### Record list
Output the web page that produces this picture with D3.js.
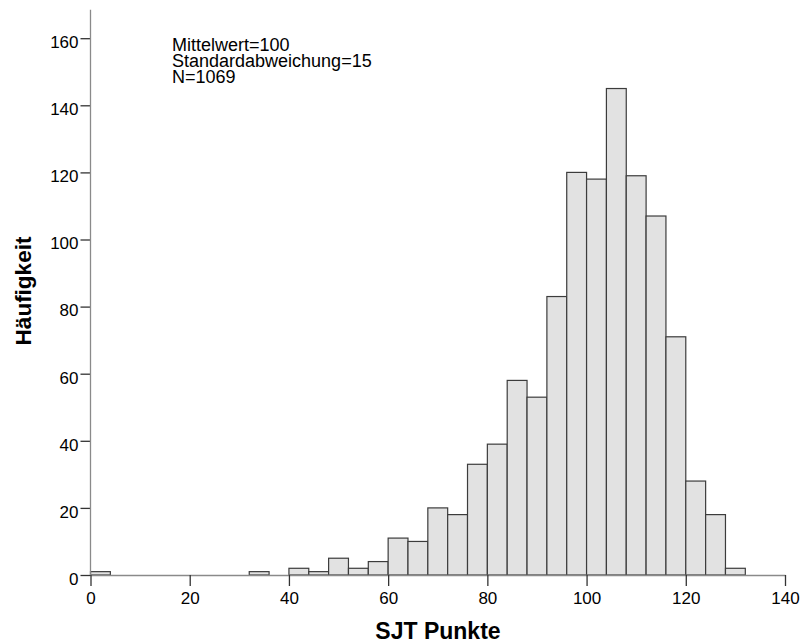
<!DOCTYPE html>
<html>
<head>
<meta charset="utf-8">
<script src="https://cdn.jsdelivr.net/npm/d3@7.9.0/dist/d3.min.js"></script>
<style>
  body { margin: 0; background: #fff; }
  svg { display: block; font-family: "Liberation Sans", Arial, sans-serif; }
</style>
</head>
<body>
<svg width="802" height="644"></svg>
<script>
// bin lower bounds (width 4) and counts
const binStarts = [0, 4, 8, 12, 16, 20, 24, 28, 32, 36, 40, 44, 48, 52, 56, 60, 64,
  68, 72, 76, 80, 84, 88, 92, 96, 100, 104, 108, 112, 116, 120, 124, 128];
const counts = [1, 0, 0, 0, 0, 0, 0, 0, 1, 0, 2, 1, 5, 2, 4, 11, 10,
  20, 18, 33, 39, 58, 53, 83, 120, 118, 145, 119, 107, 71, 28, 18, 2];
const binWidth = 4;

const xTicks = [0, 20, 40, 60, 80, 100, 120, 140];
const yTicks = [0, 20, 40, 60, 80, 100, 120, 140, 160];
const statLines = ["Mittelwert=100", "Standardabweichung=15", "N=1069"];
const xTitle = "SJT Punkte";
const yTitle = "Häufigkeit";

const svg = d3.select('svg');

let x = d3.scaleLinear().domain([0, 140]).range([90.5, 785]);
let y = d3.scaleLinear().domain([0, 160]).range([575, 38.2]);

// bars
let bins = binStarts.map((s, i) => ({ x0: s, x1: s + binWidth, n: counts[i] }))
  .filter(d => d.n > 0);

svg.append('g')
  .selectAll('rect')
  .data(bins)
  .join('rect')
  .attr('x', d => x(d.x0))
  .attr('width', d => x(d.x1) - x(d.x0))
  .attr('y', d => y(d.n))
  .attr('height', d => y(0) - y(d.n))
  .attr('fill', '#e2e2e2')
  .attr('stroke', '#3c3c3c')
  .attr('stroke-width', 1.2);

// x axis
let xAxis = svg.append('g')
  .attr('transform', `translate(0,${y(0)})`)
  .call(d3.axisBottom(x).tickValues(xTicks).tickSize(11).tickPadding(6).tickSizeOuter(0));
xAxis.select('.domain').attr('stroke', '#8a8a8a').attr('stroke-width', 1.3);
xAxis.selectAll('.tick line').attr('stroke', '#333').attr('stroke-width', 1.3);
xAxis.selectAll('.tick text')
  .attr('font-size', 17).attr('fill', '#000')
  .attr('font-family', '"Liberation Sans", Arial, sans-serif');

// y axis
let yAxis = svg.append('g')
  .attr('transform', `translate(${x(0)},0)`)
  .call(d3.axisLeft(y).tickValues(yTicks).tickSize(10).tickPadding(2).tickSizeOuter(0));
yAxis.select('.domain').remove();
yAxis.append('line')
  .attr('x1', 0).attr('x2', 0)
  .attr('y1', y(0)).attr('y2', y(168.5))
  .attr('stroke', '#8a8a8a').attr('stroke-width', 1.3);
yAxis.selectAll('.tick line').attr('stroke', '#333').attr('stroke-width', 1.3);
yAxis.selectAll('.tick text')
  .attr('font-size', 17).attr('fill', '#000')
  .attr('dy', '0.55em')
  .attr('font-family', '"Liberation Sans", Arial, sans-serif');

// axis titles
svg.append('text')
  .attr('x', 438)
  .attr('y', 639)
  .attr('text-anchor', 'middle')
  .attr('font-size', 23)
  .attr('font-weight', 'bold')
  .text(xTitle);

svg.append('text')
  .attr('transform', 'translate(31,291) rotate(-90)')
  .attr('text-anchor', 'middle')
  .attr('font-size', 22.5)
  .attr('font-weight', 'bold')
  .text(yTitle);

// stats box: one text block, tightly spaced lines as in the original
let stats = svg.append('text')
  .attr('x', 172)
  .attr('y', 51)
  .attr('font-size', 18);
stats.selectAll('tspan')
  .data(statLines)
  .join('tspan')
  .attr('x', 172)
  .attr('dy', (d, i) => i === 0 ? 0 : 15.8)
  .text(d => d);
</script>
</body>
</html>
######
### Record list
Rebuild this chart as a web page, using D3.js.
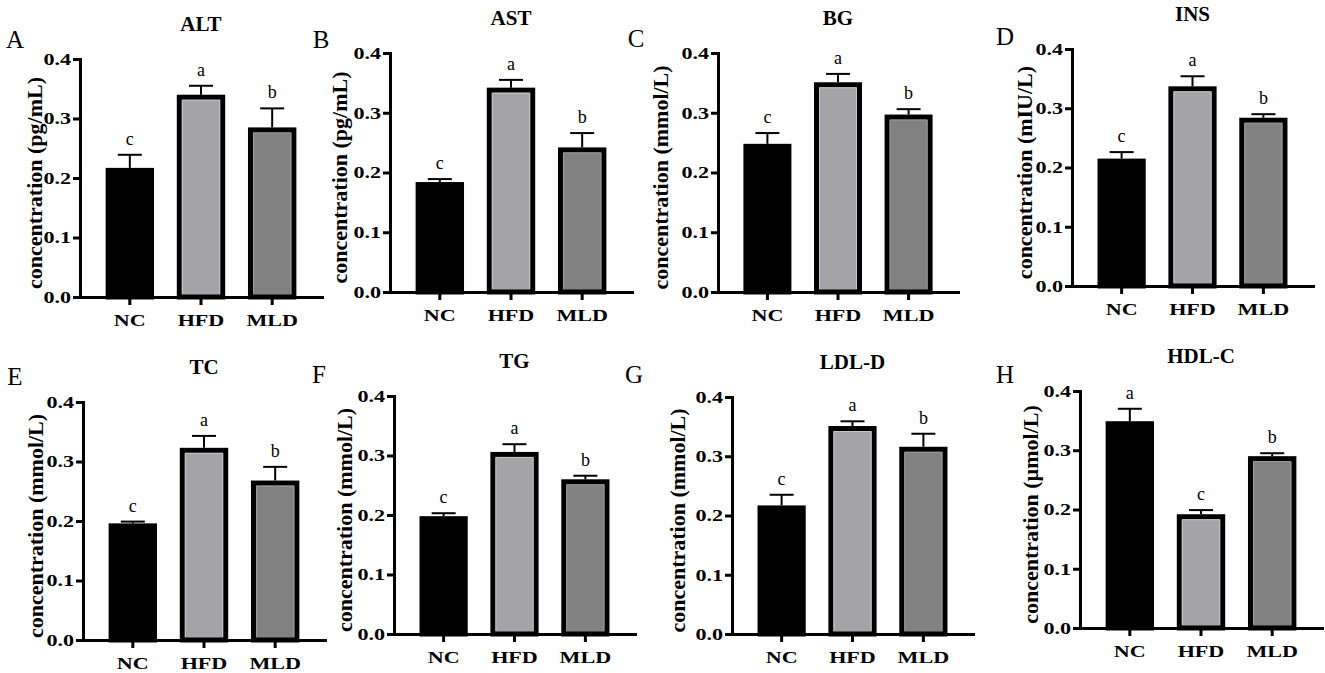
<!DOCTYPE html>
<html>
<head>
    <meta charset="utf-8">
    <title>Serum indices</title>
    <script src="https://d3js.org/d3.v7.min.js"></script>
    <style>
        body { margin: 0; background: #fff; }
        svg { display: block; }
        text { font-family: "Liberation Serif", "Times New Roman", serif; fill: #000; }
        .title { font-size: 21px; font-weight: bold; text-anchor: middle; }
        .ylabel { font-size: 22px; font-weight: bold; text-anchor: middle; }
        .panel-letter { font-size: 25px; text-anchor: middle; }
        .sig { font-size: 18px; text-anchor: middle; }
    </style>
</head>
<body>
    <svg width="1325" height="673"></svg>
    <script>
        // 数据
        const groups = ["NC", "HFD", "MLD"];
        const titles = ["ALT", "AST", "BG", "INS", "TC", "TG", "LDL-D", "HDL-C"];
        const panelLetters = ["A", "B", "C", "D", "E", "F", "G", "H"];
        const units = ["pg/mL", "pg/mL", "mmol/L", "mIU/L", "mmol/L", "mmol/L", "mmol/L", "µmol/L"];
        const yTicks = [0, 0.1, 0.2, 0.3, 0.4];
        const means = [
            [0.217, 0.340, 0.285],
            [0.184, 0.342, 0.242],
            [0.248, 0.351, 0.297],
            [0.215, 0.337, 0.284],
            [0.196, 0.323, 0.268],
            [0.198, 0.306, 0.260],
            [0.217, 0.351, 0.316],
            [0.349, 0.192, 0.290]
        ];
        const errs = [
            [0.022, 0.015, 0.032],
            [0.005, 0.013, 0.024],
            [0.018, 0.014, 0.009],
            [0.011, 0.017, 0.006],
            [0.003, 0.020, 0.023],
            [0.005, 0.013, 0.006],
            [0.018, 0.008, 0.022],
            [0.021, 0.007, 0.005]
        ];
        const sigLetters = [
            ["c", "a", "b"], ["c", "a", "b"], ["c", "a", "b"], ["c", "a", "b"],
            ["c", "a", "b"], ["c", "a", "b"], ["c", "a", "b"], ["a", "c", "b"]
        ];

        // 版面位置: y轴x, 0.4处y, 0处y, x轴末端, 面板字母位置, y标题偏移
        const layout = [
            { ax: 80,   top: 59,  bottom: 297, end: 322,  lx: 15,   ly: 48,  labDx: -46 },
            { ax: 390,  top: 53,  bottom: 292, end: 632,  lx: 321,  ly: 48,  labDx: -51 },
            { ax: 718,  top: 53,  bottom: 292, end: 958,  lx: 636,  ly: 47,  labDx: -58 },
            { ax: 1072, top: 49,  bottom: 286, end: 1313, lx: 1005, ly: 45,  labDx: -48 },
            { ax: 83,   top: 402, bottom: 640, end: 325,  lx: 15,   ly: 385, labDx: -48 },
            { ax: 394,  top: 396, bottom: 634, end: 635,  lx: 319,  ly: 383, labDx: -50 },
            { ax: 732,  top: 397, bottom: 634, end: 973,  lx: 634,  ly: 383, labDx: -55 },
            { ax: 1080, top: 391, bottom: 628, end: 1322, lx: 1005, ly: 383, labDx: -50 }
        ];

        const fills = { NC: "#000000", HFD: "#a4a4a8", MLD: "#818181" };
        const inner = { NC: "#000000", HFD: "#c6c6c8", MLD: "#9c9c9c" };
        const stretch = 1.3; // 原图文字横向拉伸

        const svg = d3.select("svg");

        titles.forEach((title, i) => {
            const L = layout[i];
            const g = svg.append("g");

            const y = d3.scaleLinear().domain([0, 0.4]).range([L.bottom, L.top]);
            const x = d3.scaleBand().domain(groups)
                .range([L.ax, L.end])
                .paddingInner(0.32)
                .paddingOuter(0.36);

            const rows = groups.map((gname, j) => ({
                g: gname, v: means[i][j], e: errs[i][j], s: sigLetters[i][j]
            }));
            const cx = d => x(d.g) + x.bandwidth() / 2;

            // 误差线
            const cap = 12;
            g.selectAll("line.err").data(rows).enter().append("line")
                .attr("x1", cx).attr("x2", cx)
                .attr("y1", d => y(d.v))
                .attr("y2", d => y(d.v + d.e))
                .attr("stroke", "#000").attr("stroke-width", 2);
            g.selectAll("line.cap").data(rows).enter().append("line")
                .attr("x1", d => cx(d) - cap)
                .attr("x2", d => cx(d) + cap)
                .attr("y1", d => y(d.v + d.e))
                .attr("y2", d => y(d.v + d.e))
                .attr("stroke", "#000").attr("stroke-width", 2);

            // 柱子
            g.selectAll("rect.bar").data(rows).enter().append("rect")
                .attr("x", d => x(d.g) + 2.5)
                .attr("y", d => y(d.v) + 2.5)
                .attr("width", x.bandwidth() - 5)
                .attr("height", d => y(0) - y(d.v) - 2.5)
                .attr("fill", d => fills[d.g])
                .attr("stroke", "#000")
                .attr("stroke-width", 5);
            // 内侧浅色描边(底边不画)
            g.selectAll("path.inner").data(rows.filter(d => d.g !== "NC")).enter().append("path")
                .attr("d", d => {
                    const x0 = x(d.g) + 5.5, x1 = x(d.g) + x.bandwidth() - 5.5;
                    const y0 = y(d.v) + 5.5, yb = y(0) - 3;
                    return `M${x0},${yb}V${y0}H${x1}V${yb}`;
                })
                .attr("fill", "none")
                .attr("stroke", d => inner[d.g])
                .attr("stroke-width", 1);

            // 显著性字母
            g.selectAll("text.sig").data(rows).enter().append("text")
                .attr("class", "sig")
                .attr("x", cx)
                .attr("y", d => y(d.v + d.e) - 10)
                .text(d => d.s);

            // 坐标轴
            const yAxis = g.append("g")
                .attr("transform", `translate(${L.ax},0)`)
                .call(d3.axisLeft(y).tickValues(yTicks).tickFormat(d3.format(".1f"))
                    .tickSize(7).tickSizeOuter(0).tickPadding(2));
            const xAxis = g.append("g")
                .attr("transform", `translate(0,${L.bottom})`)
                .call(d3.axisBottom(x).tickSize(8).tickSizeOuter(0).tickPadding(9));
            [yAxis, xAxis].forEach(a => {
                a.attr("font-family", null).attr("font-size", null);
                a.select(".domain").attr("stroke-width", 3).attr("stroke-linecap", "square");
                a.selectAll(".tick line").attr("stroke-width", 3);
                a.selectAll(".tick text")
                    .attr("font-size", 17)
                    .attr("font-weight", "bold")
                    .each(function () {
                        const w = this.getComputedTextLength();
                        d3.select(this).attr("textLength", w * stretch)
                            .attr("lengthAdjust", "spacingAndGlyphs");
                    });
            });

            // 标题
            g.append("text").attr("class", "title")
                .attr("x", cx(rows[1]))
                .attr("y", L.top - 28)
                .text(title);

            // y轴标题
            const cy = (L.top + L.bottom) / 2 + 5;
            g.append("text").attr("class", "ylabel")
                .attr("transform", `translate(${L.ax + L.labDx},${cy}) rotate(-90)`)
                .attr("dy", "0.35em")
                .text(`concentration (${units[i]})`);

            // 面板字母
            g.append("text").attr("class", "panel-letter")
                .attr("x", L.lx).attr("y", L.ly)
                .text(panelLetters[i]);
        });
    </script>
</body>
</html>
######
### Record list
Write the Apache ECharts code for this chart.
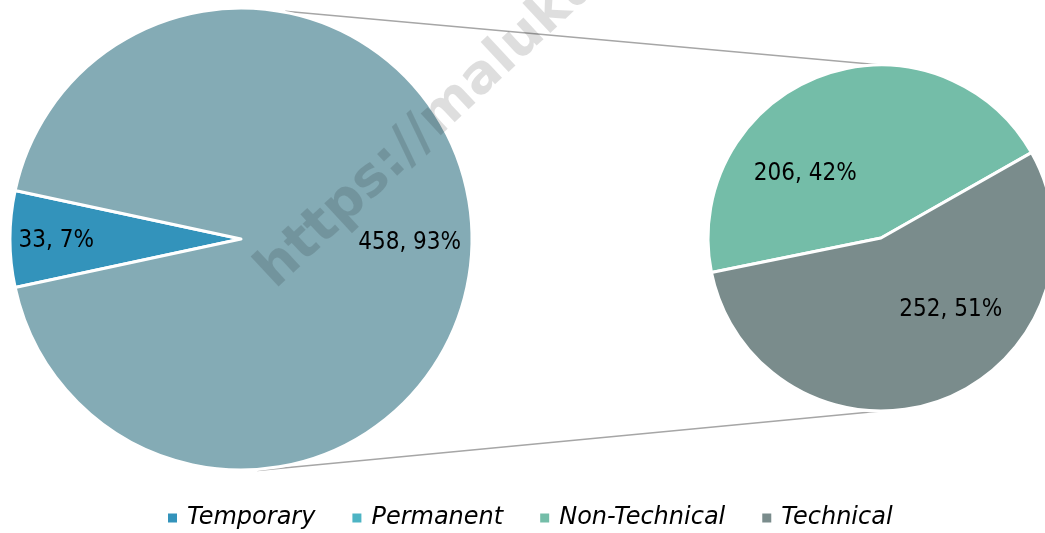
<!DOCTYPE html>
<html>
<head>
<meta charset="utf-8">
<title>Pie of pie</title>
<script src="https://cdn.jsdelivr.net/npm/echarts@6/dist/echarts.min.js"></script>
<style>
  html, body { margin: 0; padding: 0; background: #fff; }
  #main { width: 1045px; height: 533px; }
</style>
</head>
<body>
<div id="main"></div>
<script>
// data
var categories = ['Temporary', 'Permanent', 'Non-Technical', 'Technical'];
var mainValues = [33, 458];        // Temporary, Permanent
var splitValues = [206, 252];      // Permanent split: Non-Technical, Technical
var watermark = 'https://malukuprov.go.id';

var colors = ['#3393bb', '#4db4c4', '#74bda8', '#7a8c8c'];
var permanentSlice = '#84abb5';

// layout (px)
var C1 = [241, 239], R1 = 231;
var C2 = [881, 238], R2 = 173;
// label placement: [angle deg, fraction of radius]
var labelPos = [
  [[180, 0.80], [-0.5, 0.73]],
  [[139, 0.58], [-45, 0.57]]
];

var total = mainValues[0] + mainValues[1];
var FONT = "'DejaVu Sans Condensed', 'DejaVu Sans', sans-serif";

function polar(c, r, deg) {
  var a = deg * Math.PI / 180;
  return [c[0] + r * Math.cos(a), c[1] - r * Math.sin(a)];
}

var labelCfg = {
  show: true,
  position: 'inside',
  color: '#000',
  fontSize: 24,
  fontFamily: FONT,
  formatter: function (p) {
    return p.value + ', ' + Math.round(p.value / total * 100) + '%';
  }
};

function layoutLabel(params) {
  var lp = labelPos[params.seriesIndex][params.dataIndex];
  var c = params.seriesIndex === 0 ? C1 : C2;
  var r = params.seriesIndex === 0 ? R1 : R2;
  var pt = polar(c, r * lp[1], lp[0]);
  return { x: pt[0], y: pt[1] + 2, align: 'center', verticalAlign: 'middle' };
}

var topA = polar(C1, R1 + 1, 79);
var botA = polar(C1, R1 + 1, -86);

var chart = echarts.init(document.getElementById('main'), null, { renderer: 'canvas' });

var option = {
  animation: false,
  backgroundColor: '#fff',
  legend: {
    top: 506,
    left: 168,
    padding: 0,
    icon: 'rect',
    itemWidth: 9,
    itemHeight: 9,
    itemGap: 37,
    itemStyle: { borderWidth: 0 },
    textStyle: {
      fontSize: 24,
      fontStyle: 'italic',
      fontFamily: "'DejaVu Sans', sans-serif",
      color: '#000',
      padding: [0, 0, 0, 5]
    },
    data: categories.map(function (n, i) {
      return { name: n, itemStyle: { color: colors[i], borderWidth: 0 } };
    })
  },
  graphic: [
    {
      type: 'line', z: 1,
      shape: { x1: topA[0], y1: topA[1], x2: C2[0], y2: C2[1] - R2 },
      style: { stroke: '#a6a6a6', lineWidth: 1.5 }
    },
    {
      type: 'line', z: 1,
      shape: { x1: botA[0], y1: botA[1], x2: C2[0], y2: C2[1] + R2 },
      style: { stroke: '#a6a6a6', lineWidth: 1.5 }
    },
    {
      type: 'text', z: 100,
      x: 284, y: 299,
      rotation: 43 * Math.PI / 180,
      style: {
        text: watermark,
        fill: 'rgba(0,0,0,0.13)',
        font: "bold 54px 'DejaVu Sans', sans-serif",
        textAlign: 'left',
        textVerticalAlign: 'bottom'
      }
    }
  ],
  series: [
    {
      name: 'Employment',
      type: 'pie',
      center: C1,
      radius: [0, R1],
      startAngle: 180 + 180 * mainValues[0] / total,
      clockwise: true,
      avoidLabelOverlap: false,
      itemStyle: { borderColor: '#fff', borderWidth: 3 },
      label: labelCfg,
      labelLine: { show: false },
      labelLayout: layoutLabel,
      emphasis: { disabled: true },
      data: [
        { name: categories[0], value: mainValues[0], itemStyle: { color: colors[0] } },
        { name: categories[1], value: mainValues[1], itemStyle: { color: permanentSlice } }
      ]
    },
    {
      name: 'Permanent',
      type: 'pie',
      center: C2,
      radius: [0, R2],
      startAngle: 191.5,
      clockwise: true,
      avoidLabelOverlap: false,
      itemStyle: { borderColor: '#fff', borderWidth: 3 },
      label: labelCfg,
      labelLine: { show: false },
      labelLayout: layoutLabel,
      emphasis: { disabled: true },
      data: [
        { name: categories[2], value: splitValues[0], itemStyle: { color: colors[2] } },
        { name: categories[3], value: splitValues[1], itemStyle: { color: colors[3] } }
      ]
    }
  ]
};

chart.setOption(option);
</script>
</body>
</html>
######
# Directions for this task
Copy nothing but the lines above from the one with "Write the Apache ECharts code for this chart." to the one with "var watermark = 'https://malukuprov.go.id';", inclusive, word for word. Leave every picture out.

# Exercise output
Write the Apache ECharts code for this chart.
<!DOCTYPE html>
<html>
<head>
<meta charset="utf-8">
<title>Pie of pie</title>
<script src="https://cdn.jsdelivr.net/npm/echarts@6/dist/echarts.min.js"></script>
<style>
  html, body { margin: 0; padding: 0; background: #fff; }
  #main { width: 1045px; height: 533px; }
</style>
</head>
<body>
<div id="main"></div>
<script>
// data
var categories = ['Temporary', 'Permanent', 'Non-Technical', 'Technical'];
var mainValues = [33, 458];        // Temporary, Permanent
var splitValues = [206, 252];      // Permanent split: Non-Technical, Technical
var watermark = 'https://malukuprov.go.id';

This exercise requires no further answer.